▶ [What the exercise asks]: Nothing but the lines from the line that contains "Emit a Python" through the line that contains "Reproduce this chart with Chart.js." should appear in the output, each reproduced exactly.

[Part of a data file]
▶

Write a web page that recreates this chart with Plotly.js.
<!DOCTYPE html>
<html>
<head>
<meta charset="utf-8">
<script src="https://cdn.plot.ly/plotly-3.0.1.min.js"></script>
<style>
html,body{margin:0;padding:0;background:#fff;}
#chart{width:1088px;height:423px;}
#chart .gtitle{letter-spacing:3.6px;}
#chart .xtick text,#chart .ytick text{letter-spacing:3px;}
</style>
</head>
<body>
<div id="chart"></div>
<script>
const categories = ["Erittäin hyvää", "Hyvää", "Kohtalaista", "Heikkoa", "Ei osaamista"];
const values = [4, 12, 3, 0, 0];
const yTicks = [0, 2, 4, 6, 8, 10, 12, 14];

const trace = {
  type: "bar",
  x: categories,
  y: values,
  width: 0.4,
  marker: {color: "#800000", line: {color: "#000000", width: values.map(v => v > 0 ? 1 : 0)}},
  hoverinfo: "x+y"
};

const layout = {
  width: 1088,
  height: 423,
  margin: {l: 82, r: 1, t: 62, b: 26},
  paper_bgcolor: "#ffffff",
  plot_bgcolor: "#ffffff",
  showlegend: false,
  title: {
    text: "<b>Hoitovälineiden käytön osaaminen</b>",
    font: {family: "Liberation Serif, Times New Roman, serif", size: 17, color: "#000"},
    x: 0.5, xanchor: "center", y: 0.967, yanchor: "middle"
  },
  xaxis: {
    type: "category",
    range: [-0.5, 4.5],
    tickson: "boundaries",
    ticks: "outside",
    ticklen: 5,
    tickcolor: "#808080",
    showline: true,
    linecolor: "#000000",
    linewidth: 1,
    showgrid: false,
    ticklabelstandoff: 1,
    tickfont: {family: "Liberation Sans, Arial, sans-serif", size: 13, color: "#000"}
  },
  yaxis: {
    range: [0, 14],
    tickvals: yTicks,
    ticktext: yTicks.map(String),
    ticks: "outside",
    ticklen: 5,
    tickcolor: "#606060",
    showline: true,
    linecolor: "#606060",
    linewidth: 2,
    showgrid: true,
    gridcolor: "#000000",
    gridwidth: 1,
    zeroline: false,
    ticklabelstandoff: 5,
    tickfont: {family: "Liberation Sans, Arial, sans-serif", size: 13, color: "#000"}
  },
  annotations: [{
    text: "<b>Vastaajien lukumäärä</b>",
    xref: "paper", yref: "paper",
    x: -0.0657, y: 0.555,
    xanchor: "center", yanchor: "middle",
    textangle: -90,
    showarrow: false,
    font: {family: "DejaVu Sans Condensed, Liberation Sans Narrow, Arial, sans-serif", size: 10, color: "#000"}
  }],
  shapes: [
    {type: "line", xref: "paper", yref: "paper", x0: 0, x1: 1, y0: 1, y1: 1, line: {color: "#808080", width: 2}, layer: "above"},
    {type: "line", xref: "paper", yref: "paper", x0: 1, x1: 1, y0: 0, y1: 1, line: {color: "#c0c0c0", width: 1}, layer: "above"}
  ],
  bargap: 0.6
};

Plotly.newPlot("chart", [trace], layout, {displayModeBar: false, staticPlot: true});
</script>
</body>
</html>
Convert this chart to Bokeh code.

◀
▶

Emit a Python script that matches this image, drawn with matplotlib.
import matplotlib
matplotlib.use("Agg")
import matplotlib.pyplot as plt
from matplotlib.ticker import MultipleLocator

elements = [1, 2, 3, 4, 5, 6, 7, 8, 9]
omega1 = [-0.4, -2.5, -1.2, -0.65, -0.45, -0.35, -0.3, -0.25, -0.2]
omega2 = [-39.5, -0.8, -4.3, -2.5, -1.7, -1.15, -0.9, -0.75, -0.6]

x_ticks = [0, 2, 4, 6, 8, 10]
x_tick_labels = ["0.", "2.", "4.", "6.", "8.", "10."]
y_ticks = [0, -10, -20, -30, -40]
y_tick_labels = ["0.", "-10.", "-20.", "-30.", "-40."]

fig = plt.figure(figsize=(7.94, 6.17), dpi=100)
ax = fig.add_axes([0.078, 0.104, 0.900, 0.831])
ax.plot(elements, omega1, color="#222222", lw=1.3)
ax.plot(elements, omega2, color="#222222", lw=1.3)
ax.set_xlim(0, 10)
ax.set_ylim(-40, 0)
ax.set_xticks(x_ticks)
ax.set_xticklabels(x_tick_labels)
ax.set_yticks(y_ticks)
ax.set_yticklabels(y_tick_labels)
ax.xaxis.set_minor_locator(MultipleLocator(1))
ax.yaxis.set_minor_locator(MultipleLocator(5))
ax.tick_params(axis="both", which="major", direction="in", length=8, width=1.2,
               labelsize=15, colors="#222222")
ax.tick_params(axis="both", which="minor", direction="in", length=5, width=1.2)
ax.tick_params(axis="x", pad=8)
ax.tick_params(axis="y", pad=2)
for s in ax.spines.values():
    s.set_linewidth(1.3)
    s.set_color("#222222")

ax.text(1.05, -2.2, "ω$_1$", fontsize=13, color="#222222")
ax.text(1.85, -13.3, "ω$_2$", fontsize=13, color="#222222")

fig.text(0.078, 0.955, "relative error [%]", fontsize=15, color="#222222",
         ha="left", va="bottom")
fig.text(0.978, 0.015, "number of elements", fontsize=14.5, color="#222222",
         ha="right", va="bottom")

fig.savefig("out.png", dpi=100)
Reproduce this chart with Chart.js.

◀

▶ [Worked solution]:
Emit a Python script that matches this image, drawn with matplotlib.
import matplotlib
matplotlib.use("Agg")
import matplotlib.pyplot as plt
from matplotlib.ticker import MultipleLocator

elements = [1, 2, 3, 4, 5, 6, 7, 8, 9]
omega1 = [-0.4, -2.5, -1.2, -0.65, -0.45, -0.35, -0.3, -0.25, -0.2]
omega2 = [-39.5, -0.8, -4.3, -2.5, -1.7, -1.15, -0.9, -0.75, -0.6]

x_ticks = [0, 2, 4, 6, 8, 10]
x_tick_labels = ["0.", "2.", "4.", "6.", "8.", "10."]
y_ticks = [0, -10, -20, -30, -40]
y_tick_labels = ["0.", "-10.", "-20.", "-30.", "-40."]

fig = plt.figure(figsize=(7.94, 6.17), dpi=100)
ax = fig.add_axes([0.078, 0.104, 0.900, 0.831])
ax.plot(elements, omega1, color="#222222", lw=1.3)
ax.plot(elements, omega2, color="#222222", lw=1.3)
ax.set_xlim(0, 10)
ax.set_ylim(-40, 0)
ax.set_xticks(x_ticks)
ax.set_xticklabels(x_tick_labels)
ax.set_yticks(y_ticks)
ax.set_yticklabels(y_tick_labels)
ax.xaxis.set_minor_locator(MultipleLocator(1))
ax.yaxis.set_minor_locator(MultipleLocator(5))
ax.tick_params(axis="both", which="major", direction="in", length=8, width=1.2,
               labelsize=15, colors="#222222")
ax.tick_params(axis="both", which="minor", direction="in", length=5, width=1.2)
ax.tick_params(axis="x", pad=8)
ax.tick_params(axis="y", pad=2)
for s in ax.spines.values():
    s.set_linewidth(1.3)
    s.set_color("#222222")

ax.text(1.05, -2.2, "ω$_1$", fontsize=13, color="#222222")
ax.text(1.85, -13.3, "ω$_2$", fontsize=13, color="#222222")

fig.text(0.078, 0.955, "relative error [%]", fontsize=15, color="#222222",
         ha="left", va="bottom")
fig.text(0.978, 0.015, "number of elements", fontsize=14.5, color="#222222",
         ha="right", va="bottom")

fig.savefig("out.png", dpi=100)
Reproduce this chart with Chart.js.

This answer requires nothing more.